Despite Surplus, Spending Restraint is Still Required | Eastern North Carolina Now

    Publisher's note: The author of this post is Joseph Coletti, who is a senior fellow for the John Locke Foundation.

    On most days and most roads, most drivers treat posted speed limits as the recommended speed. A person driving at the speed limit can be the slowest vehicle moving on some roads and create a safety hazard. When the road is wet, icy, or uneven because of potholes or construction, however, the best advice is to slow down. The John Locke Foundation has long recommended the rate of population growth and inflation as the "speed limit" for state government spending.

    Since 2011, state budgets have grown at or below the posted speed. When we defended the legislature's billion-dollar tax cut in 2017, we based our support on continued spending growth in the range of 2.5 percent per year, which the legislature had maintained since 2011.

    Legislative leaders unveiled a $23.917 billion spending target on Monday that increases spending by 3.9 percent from the current year's budget, which is right at the spending speed limit. It would add $265 million to the budget already passed for next fiscal year and would spend more than the revenues available, drawing down reserves.

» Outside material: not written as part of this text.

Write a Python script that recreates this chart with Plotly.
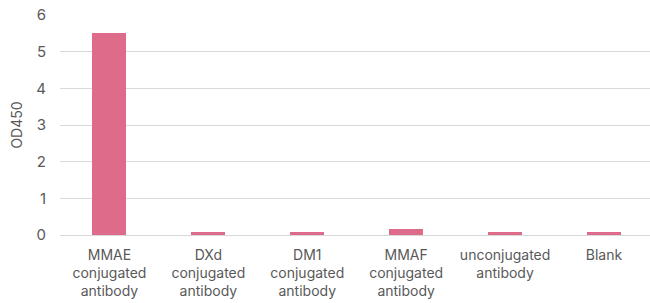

    Compared to the 2017-18 fiscal year, the budget already includes a 6 percent raise for teachers and tax reductions for individuals and companies. In addition to the $270 million pay raise for teachers (plus $80 million for pensions and $35 million for health benefits) and a $500 million tax reduction, the budget also includes $90 million for other state employees' pensions and health benefits, though no higher salaries for those state employees. The budget adds $10 million for opportunity scholarships and $11 million for the NC Promise Tuition Plan. Enrollment growth in K-12 and UNC schools adds $96 million. Medicaid has $110 million more to account for changes in who enrolls and how they use the program. The largest nonrecurring increase baked into the budget is $16 million from a settlement with Moody's that will go to low-income housing through the Workforce Housing Loan Program. It also sets aside a portion of new revenue in savings and dedicates more money to infrastructure and capital needs.

    Even with their higher spending target, budget writers have received more requests than they can fulfill. The biggest increases under discussion during the break have been school and prison safety, continued hurricane recovery assistance, and still higher pay for teachers.

    Superintendent Mark Johnson wants the legislature to restore a $5.1 million reduction to the Department of Public Instruction so he can implement recommendations from an audit of the department. A coalition led by the North Carolina School Boards Association is pushing a $1.9 billion statewide school construction bond. In the wake of the Parkland, Florida, school shooting, Gov. Cooper has proposed spending $130 million for more school resource officers with better training and more school counselors and psychologists. And there are always calls for higher teacher salaries, already slated to increase 6.2 percent in the next fiscal year. The North Carolina Association of Educators (NCAE) plans a teacher protest at the Legislative Building for all of these issues and for Democrats.

    State Budget Director Charles Perusse in December suggested $500 million in new spending, including money for higher salaries and pensions, Hurricane Matthew recovery, the opioid epidemic, and prison safety. In recent weeks, Gov. Cooper has proposed spending another $60 million for financial aid and worker training. The House Select Committee on Safer Schools has not released its full set of recommendations, but its working group on Physical Safety and Security had a much lower price tag on its preliminary recommendations.

    North Carolina Emergency Management was criticized earlier this year for not spending any of the $237.5 million grant from the U.S. Department of Housing and Urban Development, though the News and Observer reports, "the state has already doled out more than $630 million in other forms of hurricane relief" including $86 million in state appropriations.

    The biggest issues for corrections officers appear to be related to issues of respect and working conditions, rather than to salary. Although the prison population is shrinking, the per-prisoner cost is going up. North Carolina still has 55 prisons around the state, a dozen of them housing fewer than 300 prisoners each. There is no clear indication what the cost of prison reforms will be.

    North Carolina's ability to reform taxes and save money for the next recession depends on responsibly restrained spending growth. Compared to what Gov. Cooper indicated he plans to recommend during this election year, the legislature's plan is restrained. The global economic road ahead looks less certain, and future budgets will need to grow much more slowly if the state's economy is to continue flourishing.